Writing such renderers is huge amount of work.

Not so much, if you’re only asking them to do the last step of translating information you already have into whatever format/APIs are needed for a particular medium, which is essentially what I’m advocating with the architecture here.

Long-lived web apps have had to deal with this several times in recent years as the various plugin technologies have been deprecated and ultimately removed from browsers. It obviously takes a certain amount of time to reimplement that logic on what might effectively be a new platform, but it’s certainly achievable, and it’s easier than rewriting more of your application because you’ve been forced to change platforms.

Sometimes XAML can.

I think perhaps you’re misunderstanding my argument, because it is literally impossible for any GUI framework to do what I’ve been describing. It absolutely requires application code to specify what animation is to be constructed, based on the data available. A GUI framework can then handle the mechanics of actually running that animation, but it can’t know what the animation should be. That’s an application problem.

Take a simple example.

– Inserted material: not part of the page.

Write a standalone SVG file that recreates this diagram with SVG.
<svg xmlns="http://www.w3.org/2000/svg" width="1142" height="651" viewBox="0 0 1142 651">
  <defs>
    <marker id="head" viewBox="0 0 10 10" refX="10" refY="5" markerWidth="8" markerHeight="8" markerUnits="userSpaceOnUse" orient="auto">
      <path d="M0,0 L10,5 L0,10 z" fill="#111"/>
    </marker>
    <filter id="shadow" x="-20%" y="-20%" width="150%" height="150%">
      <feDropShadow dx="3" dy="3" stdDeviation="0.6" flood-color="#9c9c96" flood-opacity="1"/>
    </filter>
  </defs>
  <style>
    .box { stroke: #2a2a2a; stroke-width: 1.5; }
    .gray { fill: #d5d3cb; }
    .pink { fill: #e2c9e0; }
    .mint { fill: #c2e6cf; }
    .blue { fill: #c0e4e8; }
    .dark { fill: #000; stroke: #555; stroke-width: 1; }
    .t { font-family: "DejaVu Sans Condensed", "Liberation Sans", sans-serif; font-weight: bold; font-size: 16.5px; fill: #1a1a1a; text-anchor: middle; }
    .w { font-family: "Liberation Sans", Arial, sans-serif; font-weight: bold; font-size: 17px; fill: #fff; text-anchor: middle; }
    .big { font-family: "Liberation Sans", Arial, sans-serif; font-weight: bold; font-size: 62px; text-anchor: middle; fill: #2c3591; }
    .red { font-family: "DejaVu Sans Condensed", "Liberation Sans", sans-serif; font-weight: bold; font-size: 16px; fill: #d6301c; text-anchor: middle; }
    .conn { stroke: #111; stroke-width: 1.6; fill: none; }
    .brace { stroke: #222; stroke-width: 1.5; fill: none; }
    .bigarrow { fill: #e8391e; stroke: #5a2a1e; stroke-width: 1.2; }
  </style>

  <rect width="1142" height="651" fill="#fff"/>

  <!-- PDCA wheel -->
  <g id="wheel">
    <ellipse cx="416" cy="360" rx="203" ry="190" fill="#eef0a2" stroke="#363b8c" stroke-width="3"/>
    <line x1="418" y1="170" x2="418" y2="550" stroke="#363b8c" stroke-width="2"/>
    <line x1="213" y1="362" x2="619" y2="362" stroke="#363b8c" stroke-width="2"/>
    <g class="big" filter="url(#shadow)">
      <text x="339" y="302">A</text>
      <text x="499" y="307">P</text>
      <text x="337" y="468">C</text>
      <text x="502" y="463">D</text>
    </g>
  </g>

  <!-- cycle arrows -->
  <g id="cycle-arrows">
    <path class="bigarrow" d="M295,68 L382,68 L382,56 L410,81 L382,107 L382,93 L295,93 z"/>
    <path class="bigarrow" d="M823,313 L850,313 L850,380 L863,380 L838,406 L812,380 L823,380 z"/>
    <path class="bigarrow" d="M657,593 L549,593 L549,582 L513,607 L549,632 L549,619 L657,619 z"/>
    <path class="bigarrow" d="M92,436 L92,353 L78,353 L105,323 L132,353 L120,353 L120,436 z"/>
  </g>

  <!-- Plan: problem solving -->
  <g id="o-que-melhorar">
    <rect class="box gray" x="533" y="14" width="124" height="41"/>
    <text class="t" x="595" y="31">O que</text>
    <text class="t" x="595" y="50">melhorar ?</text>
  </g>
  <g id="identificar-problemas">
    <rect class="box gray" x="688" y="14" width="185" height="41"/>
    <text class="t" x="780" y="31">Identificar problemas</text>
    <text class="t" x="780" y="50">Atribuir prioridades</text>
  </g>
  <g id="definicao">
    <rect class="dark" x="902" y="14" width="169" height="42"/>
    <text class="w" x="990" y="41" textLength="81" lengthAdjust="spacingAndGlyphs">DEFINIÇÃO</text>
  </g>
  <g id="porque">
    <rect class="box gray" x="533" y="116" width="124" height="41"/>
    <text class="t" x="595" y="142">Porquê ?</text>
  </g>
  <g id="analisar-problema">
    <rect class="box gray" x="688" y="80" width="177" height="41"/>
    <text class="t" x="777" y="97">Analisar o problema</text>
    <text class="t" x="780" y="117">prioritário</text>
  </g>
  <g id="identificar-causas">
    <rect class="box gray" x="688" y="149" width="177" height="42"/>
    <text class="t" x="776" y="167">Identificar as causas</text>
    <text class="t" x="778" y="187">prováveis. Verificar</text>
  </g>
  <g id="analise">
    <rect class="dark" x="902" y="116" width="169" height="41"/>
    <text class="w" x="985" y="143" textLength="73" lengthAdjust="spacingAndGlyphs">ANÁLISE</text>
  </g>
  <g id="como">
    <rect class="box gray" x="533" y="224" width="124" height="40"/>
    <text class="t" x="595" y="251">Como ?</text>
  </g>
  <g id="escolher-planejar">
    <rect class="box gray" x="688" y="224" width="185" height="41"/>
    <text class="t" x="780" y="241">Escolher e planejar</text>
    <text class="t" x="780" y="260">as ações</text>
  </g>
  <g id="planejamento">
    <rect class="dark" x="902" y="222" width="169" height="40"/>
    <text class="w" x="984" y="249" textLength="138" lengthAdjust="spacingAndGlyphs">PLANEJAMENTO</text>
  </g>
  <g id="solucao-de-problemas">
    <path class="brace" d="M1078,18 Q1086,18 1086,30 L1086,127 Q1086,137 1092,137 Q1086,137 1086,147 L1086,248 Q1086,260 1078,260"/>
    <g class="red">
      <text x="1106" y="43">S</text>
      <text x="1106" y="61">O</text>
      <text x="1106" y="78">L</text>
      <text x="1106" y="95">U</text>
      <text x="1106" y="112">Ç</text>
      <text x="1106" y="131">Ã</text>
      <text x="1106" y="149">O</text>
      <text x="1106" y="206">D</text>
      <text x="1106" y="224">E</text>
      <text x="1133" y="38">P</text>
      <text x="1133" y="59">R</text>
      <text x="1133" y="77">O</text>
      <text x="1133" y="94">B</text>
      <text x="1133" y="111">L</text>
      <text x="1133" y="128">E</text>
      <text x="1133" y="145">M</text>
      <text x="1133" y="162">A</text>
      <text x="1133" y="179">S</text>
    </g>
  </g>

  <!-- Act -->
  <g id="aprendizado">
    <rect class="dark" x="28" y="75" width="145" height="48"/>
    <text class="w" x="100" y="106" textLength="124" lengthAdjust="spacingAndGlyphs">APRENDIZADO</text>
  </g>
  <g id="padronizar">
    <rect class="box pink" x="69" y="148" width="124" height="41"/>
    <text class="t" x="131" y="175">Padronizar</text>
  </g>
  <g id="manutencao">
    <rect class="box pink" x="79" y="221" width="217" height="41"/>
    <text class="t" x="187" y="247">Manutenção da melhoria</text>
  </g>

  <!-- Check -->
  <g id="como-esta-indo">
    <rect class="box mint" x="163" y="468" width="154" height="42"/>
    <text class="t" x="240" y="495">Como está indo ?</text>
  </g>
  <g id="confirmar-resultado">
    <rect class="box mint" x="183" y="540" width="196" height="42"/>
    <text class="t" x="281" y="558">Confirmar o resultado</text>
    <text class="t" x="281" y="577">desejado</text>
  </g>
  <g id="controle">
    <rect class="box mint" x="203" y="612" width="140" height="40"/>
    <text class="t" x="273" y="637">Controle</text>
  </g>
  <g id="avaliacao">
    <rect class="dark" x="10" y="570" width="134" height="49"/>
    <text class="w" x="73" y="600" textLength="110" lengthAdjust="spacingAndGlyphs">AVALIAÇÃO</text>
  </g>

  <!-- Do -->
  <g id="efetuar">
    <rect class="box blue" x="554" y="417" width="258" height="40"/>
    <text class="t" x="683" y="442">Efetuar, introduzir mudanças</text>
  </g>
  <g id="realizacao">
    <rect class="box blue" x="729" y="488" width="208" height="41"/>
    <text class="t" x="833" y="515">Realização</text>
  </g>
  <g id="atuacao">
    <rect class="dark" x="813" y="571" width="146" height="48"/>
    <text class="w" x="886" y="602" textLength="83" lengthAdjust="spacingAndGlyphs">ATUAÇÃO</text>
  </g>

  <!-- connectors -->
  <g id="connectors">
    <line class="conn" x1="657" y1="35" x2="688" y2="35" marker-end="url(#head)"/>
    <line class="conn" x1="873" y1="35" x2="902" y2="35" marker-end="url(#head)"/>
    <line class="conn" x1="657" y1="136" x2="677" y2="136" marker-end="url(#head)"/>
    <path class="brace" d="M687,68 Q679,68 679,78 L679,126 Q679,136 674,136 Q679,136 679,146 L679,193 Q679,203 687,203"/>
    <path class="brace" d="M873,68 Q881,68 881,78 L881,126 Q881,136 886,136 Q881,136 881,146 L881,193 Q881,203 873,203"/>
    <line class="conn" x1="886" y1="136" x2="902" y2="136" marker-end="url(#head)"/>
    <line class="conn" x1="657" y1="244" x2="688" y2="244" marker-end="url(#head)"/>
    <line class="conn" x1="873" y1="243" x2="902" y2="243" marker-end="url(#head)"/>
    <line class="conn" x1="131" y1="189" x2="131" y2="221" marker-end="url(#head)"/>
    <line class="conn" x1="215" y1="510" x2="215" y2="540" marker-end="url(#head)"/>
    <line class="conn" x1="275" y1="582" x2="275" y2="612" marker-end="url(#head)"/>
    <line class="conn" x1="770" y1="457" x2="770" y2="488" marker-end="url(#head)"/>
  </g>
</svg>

Suppose we want to illustrate a sorting algorithm. We will do this by drawing 10 boxes in a row on the screen, labelled with different data values to be sorted. Without me telling you how I want to animate those boxes from one order to another after each step of the sorting algorithm, how will your XAML or whatever know what animations to draw? Are we fading out the items that will change positions and then fading them back into their new positions? Are we going to animate a moving item up out of the row, then slide the other items along one way as the moving item slides above them the other way, then animate the moving item back down to its final place? If we do that, are we going to do both horizontal slides at the same time, or one and then the other? What if we want a hybrid, where the moving item fades out, then we slide the others that need to shift, then the moving item fades back in at its new position?

There is no way any GUI framework can know what should happen in a situation like this. The required behaviour needs to be specified as part of your code. The GUI framework can handle the mechanics of fading things in and out or sliding shapes from A to B according to some timing curve, but only once you’ve told it what needs to happen.